[What you have to do]
Do not copy the pictures. Write out the lines from the start of the entries through the line containing "R_OUT, R_IN = 244, 120".

-- Begin --

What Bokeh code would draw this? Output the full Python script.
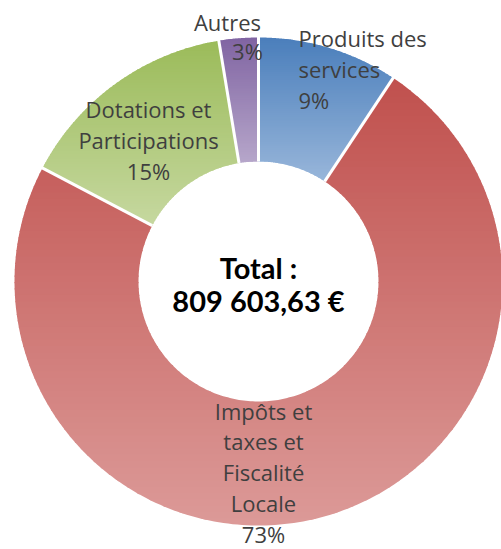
import numpy as np
from bokeh.plotting import figure
from bokeh.models import Range1d
from bokeh.embed import file_html
from bokeh.resources import INLINE
from bokeh.core.properties import value

# ---------------- data ----------------
categories = ["Produits des services", "Impôts et taxes et Fiscalité Locale",
              "Dotations et Participations", "Autres"]
label_lines = [["Produits des", "services"],
               ["Impôts et", "taxes et", "Fiscalité", "Locale"],
               ["Dotations et", "Participations"],
               ["Autres"]]
shares = [9.3, 73.4, 14.7, 2.6]
pct_labels = ["9%", "73%", "15%", "3%"]
total_title = "Total :"
total_value = "809 603,63 €"

# gradient colours (top, bottom) per slice
top_colors = ["#4a7ebb", "#c0504d", "#9bbb59", "#8064a2"]
bottom_colors = ["#98b6da", "#dc9a98", "#c6d8a0", "#b6a6ca"]

W, H = 501, 549
CX, CY = 258, 268
R_OUT, R_IN = 244, 120

p = figure(width=W, height=H, x_range=Range1d(0, W), y_range=Range1d(0, H),
           output_backend="svg", toolbar_location=None,
           x_axis_location=None, y_axis_location=None, min_border=0)
p.grid.visible = False
p.outline_line_color = None
p.background_fill_color = "white"


def hex2rgb(h):
    h = h.lstrip("#")
    return np.array([int(h[i:i + 2], 16) for i in (0, 2, 4)], dtype=float)


def rgb2hex(c):
    c = np.clip(np.round(c), 0, 255).astype(int)
    return "#%02x%02x%02x" % tuple(c)


def clip_half(poly, yc, keep_above):
    out = []
    n = len(poly)
    if n == 0:
        return out
    def inside(pt):
        return pt[1] >= yc if keep_above else pt[1] <= yc
    for i in range(n):
        P = poly[i - 1]
        Q = poly[i]
        pin, qin = inside(P), inside(Q)
        if qin:
            if not pin:
                t = (yc - P[1]) / (Q[1] - P[1])
                out.append((P[0] + t * (Q[0] - P[0]), yc))
            out.append(Q)
        elif pin:
            t = (yc - P[1]) / (Q[1] - P[1])
            out.append((P[0] + t * (Q[0] - P[0]), yc))
    return out


fr = np.array(shares) / sum(shares)
cum = np.concatenate([[0], np.cumsum(fr)])
start_angles = np.pi / 2 - 2 * np.pi * cum[:-1]
end_angles = np.pi / 2 - 2 * np.pi * cum[1:]

xs_all, ys_all, cols = [], [], []
NB = 70
for i in range(len(shares)):
    a0, a1 = start_angles[i], end_angles[i]
    t = np.linspace(a0, a1, 240)
    outer = [(CX + R_OUT * np.cos(a), CY + R_OUT * np.sin(a)) for a in t]
    inner = [(CX + R_IN * np.cos(a), CY + R_IN * np.sin(a)) for a in t[::-1]]
    poly = outer + inner
    ys = [q[1] for q in poly]
    ymin, ymax = min(ys), max(ys)
    ctop, cbot = hex2rgb(top_colors[i]), hex2rgb(bottom_colors[i])
    edges = np.linspace(ymax, ymin, NB + 1)
    for k in range(NB):
        hi, lo = edges[k] + 0.6, edges[k + 1] - 0.6
        part = clip_half(poly, lo, True)
        part = clip_half(part, hi, False)
        if len(part) < 3:
            continue
        f = (k + 0.5) / NB
        xs_all.append([q[0] for q in part])
        ys_all.append([q[1] for q in part])
        cols.append(rgb2hex(ctop + (cbot - ctop) * f))

p.patches(xs_all, ys_all, fill_color=cols, line_color=None)

# white separators between slices
p.segment(x0=CX + R_IN * np.cos(start_angles), y0=CY + R_IN * np.sin(start_angles),
          x1=CX + (R_OUT + 2) * np.cos(start_angles), y1=CY + (R_OUT + 2) * np.sin(start_angles),
          line_color="white", line_width=3)

# ---------------- labels ----------------
LABEL_FONT = value("Open Sans")
label_color = "#3f3f3f"
fs = "22px"
# anchor (x of line, y of first line), alignment, line step
anchors = [(298, 512, "left", 31.4), (263, 139, "center", 30.9),
           (148, 441, "center", 31.4), (227, 528, "center", 31.4)]
for i in range(len(categories)):
    ax, ay, al, step = anchors[i]
    lines = label_lines[i]
    xs = [ax] * len(lines)
    ys = [ay - j * step for j in range(len(lines))]
    p.text(x=xs, y=ys, text=lines, text_font=LABEL_FONT, text_font_size=fs,
           text_color=label_color, text_align=al, text_baseline="middle")
    if i == 3:
        px, py = 247, 499
    else:
        px, py = ax, ay - len(lines) * step
    p.text(x=[px], y=[py], text=[pct_labels[i]], text_font=LABEL_FONT, text_font_size=fs,
           text_color=label_color, text_align=al, text_baseline="middle")

p.text(x=[CX, CX], y=[282, 249], text=[total_title, total_value],
       text_font=value("Lato"), text_font_style="bold", text_font_size="29px",
       text_color="black", text_align="center", text_baseline="middle")

open("out.html", "w").write(file_html(p, INLINE))
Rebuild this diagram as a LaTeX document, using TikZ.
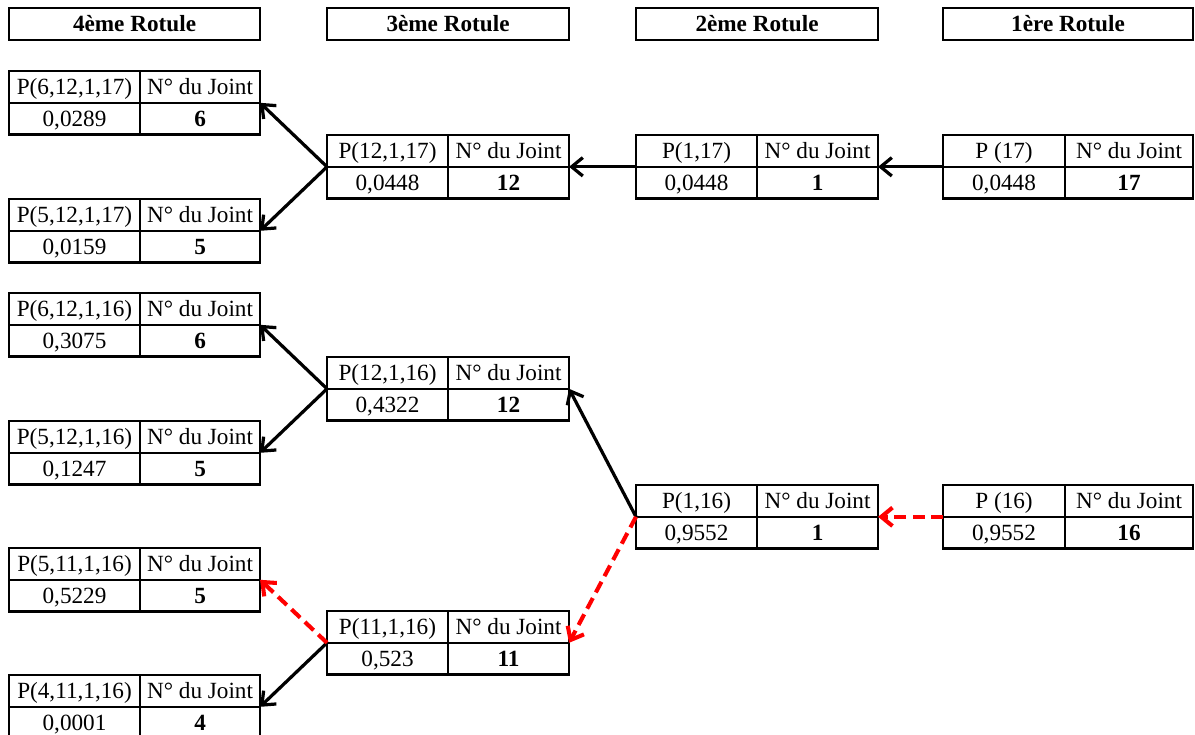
\documentclass[tikz,border=0pt]{standalone}
\usepackage{fontspec}
\setmainfont{Liberation Serif}
\usepackage{tikz}
\usetikzlibrary{arrows.meta,positioning}
\tikzset{
  cellule/.style={draw, line width=1.6pt, inner sep=0pt, outer sep=0pt, anchor=north west,
                  minimum height=0.795cm, text height=13pt, text depth=2pt,
                  font=\fontsize{16.5}{18}\selectfont},
  titre/.style={cellule, minimum height=0.8cm, font=\fontsize{16.5}{18}\selectfont\bfseries},
  fleche/.style={-{Straight Barb[length=2.8mm, width=4.6mm]}, line width=2.3pt},
  choisi/.style={fleche, red, line width=2.9pt, dash pattern=on 3mm off 1.6mm},
}
%% tableau d'une rotule : nom, x, y, largeur gauche, largeur droite, P, valeur, joint
\newcommand{\rotule}[8]{%
  \node[cellule, minimum width=#4] (#1-p) at (#2,#3) {#6};
  \node[cellule, minimum width=#5] (#1-n) at (#1-p.north east) {N° du Joint};
  \node[cellule, minimum width=#4] (#1-v) at (#1-p.south west) {#7};
  \node[cellule, minimum width=#5, font=\fontsize{16.5}{18}\selectfont\bfseries] (#1-j) at (#1-v.north east) {#8};
}

\begin{document}
\begin{tikzpicture}[x=0.025cm,y=-0.025cm]
    \useasboundingbox (0,0) rectangle (1195,735);

    %% ---------- en-tetes ----------
    \node[titre, minimum width=6.275cm] (hQuatre) at (9,8)   {4ème Rotule};
    \node[titre, minimum width=6.05cm]  (hTrois)  at (327,8) {3ème Rotule};
    \node[titre, minimum width=6.05cm]  (hDeux)   at (636,8) {2ème Rotule};
    \node[titre, minimum width=6.25cm]  (hUne)    at (943,8) {1ère Rotule};

    %% ---------- branche du joint 17 ----------
    \rotule{tQa}{9}{71}{3.275cm}{3.0cm}{P(6,12,1,17)}{0,0289}{6}
    \rotule{tTa}{327}{135}{3.025cm}{3.025cm}{P(12,1,17)}{0,0448}{12}
    \rotule{tQb}{9}{199}{3.275cm}{3.0cm}{P(5,12,1,17)}{0,0159}{5}
    \rotule{tDa}{636}{135}{3.025cm}{3.025cm}{P(1,17)}{0,0448}{1}
    \rotule{tUa}{943}{135}{3.05cm}{3.2cm}{P (17)}{0,0448}{17}

    %% ---------- branche du joint 16 ----------
    \rotule{tQc}{9}{293}{3.275cm}{3.0cm}{P(6,12,1,16)}{0,3075}{6}
    \rotule{tTb}{327}{357}{3.025cm}{3.025cm}{P(12,1,16)}{0,4322}{12}
    \rotule{tQd}{9}{421}{3.275cm}{3.0cm}{P(5,12,1,16)}{0,1247}{5}
    \rotule{tDb}{636}{485}{3.025cm}{3.025cm}{P(1,16)}{0,9552}{1}
    \rotule{tUb}{943}{485}{3.05cm}{3.2cm}{P (16)}{0,9552}{16}
    \rotule{tQe}{9}{548}{3.275cm}{3.0cm}{P(5,11,1,16)}{0,5229}{5}
    \rotule{tTc}{327}{611}{3.025cm}{3.025cm}{P(11,1,16)}{0,523}{11}
    \rotule{tQf}{9}{675}{3.275cm}{3.0cm}{P(4,11,1,16)}{0,0001}{4}

    %% ---------- liaisons ----------
    \draw[fleche] (tUa-p.south west) -- (tDa-n.south east);
    \draw[fleche] (tDa-p.south west) -- (tTa-n.south east);
    \foreach \d in {tQa,tQb}
      \draw[fleche] (tTa-p.south west) -- (\d-n.south east);
    \foreach \d in {tQc,tQd}
      \draw[fleche] (tTb-p.south west) -- (\d-n.south east);
    \draw[fleche] (tDb-p.south west) -- (tTb-n.south east);
    \draw[fleche] (tTc-p.south west) -- (tQf-n.south east);

    %% chemin retenu, en rouge
    \draw[choisi] (tUb-p.south west) -- (tDb-n.south east);
    \draw[choisi] (tDb-p.south west) -- (tTc-n.south east);
    \draw[choisi] (tTc-p.south west) -- (tQe-n.south east);

\end{tikzpicture}
\end{document}
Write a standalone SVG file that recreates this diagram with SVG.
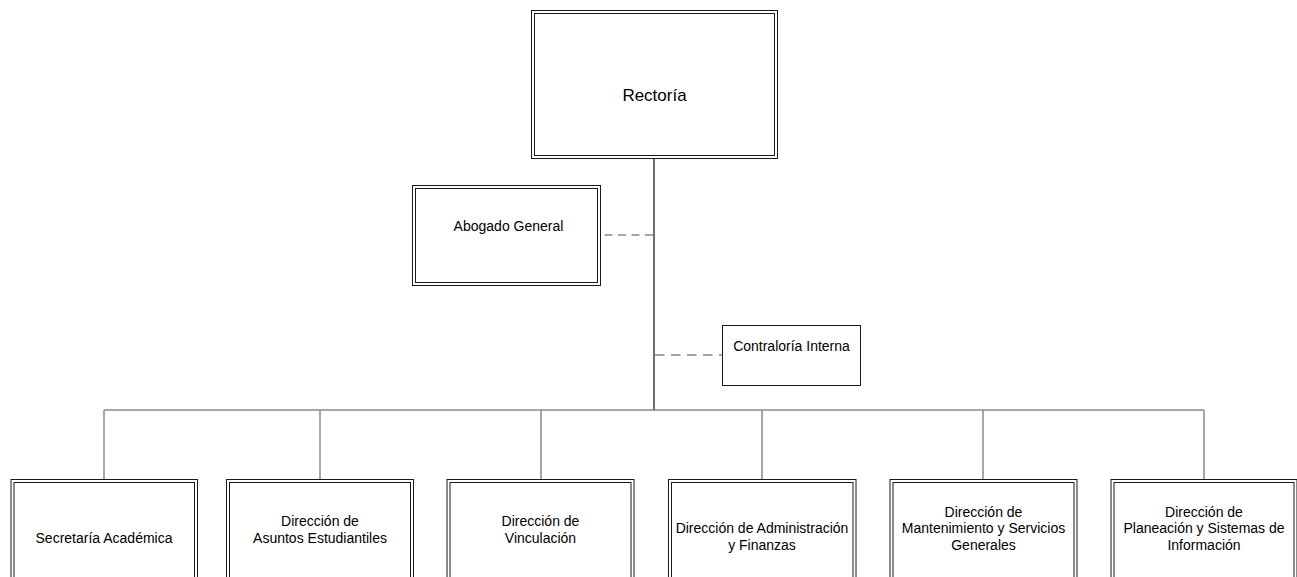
<svg xmlns="http://www.w3.org/2000/svg" width="1297" height="577" viewBox="0 0 1297 577">
<style>
.box{fill:#fff;stroke:#1a1a1a;stroke-width:1}
.inner{fill:none;stroke:#1a1a1a;stroke-width:1}
.lbl{font-family:"Liberation Sans",Arial,sans-serif;font-size:14px;fill:#000;text-anchor:middle}
.big{font-size:17px}
.main{stroke:#707070;stroke-width:2;fill:none}
.con{stroke:#8a8a8a;stroke-width:1.5;fill:none}
.dash{stroke:#888;stroke-width:1.5;fill:none;stroke-dasharray:8 5.5}
</style>
<rect width="1297" height="577" fill="#fff"/>
<g id="connectors">
<line class="main" x1="654" y1="159" x2="654" y2="411"/>
<line class="con" x1="104" y1="410" x2="1204" y2="410"/>
<line class="con" x1="104" y1="410" x2="104" y2="479"/>
<line class="con" x1="320" y1="410" x2="320" y2="479"/>
<line class="con" x1="541" y1="410" x2="541" y2="479"/>
<line class="con" x1="762" y1="410" x2="762" y2="479"/>
<line class="con" x1="983" y1="410" x2="983" y2="479"/>
<line class="con" x1="1204" y1="410" x2="1204" y2="479"/>
<line class="dash" x1="653" y1="235" x2="601" y2="235"/>
<line class="dash" x1="655" y1="355" x2="722" y2="355" style="stroke-dasharray:9.5 6.5"/>
</g>
<g id="rectoria">
<rect class="box" x="531.5" y="10.5" width="246" height="148"/>
<rect class="inner" x="534.5" y="13.5" width="240" height="142"/>
<text class="lbl big" x="654.5" y="101">Rectoría</text>
</g>
<g id="abogado">
<rect class="box" x="412.5" y="185.5" width="188" height="100"/>
<rect class="inner" x="415.5" y="188.5" width="182" height="94"/>
<text class="lbl" x="508.5" y="231">Abogado General</text>
</g>
<g id="contraloria">
<rect class="box" x="722.5" y="325.5" width="138" height="60"/>
<text class="lbl" x="791.5" y="351">Contraloría Interna</text>
</g>
<g id="secretaria">
<rect class="box" x="11" y="479.5" width="186.5" height="120"/>
<rect class="inner" x="14" y="482.5" width="180.5" height="120"/>
<text class="lbl" x="104" y="542.7">Secretaría Académica</text>
</g>
<g id="asuntos">
<rect class="box" x="226.5" y="479.5" width="187" height="120"/>
<rect class="inner" x="229.5" y="482.5" width="181" height="120"/>
<text class="lbl" x="320" y="526">Dirección de</text>
<text class="lbl" x="320" y="542.7">Asuntos Estudiantiles</text>
</g>
<g id="vinculacion">
<rect class="box" x="447" y="479.5" width="187" height="120"/>
<rect class="inner" x="450" y="482.5" width="181" height="120"/>
<text class="lbl" x="540.5" y="526">Dirección de</text>
<text class="lbl" x="540.5" y="542.7">Vinculación</text>
</g>
<g id="administracion">
<rect class="box" x="668.5" y="479.5" width="187.5" height="120"/>
<rect class="inner" x="671.5" y="482.5" width="181.5" height="120"/>
<text class="lbl" x="762" y="533.3">Dirección de Administración</text>
<text class="lbl" x="762" y="550">y Finanzas</text>
</g>
<g id="mantenimiento">
<rect class="box" x="890" y="479.5" width="187" height="120"/>
<rect class="inner" x="893" y="482.5" width="181" height="120"/>
<text class="lbl" x="983.5" y="516.7">Dirección de</text>
<text class="lbl" x="983.5" y="533.3">Mantenimiento y Servicios</text>
<text class="lbl" x="983.5" y="550">Generales</text>
</g>
<g id="planeacion">
<rect class="box" x="1111" y="479.5" width="186" height="120"/>
<rect class="inner" x="1114" y="482.5" width="180" height="120"/>
<text class="lbl" x="1204" y="516.7">Dirección de</text>
<text class="lbl" x="1204" y="533.3">Planeación y Sistemas de</text>
<text class="lbl" x="1204" y="550">Información</text>
</g>
</svg>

-- End --

[Written reply]
What Bokeh code would draw this? Output the full Python script.
import numpy as np
from bokeh.plotting import figure
from bokeh.models import Range1d
from bokeh.embed import file_html
from bokeh.resources import INLINE
from bokeh.core.properties import value

# ---------------- data ----------------
categories = ["Produits des services", "Impôts et taxes et Fiscalité Locale",
              "Dotations et Participations", "Autres"]
label_lines = [["Produits des", "services"],
               ["Impôts et", "taxes et", "Fiscalité", "Locale"],
               ["Dotations et", "Participations"],
               ["Autres"]]
shares = [9.3, 73.4, 14.7, 2.6]
pct_labels = ["9%", "73%", "15%", "3%"]
total_title = "Total :"
total_value = "809 603,63 €"

# gradient colours (top, bottom) per slice
top_colors = ["#4a7ebb", "#c0504d", "#9bbb59", "#8064a2"]
bottom_colors = ["#98b6da", "#dc9a98", "#c6d8a0", "#b6a6ca"]

W, H = 501, 549
CX, CY = 258, 268
R_OUT, R_IN = 244, 120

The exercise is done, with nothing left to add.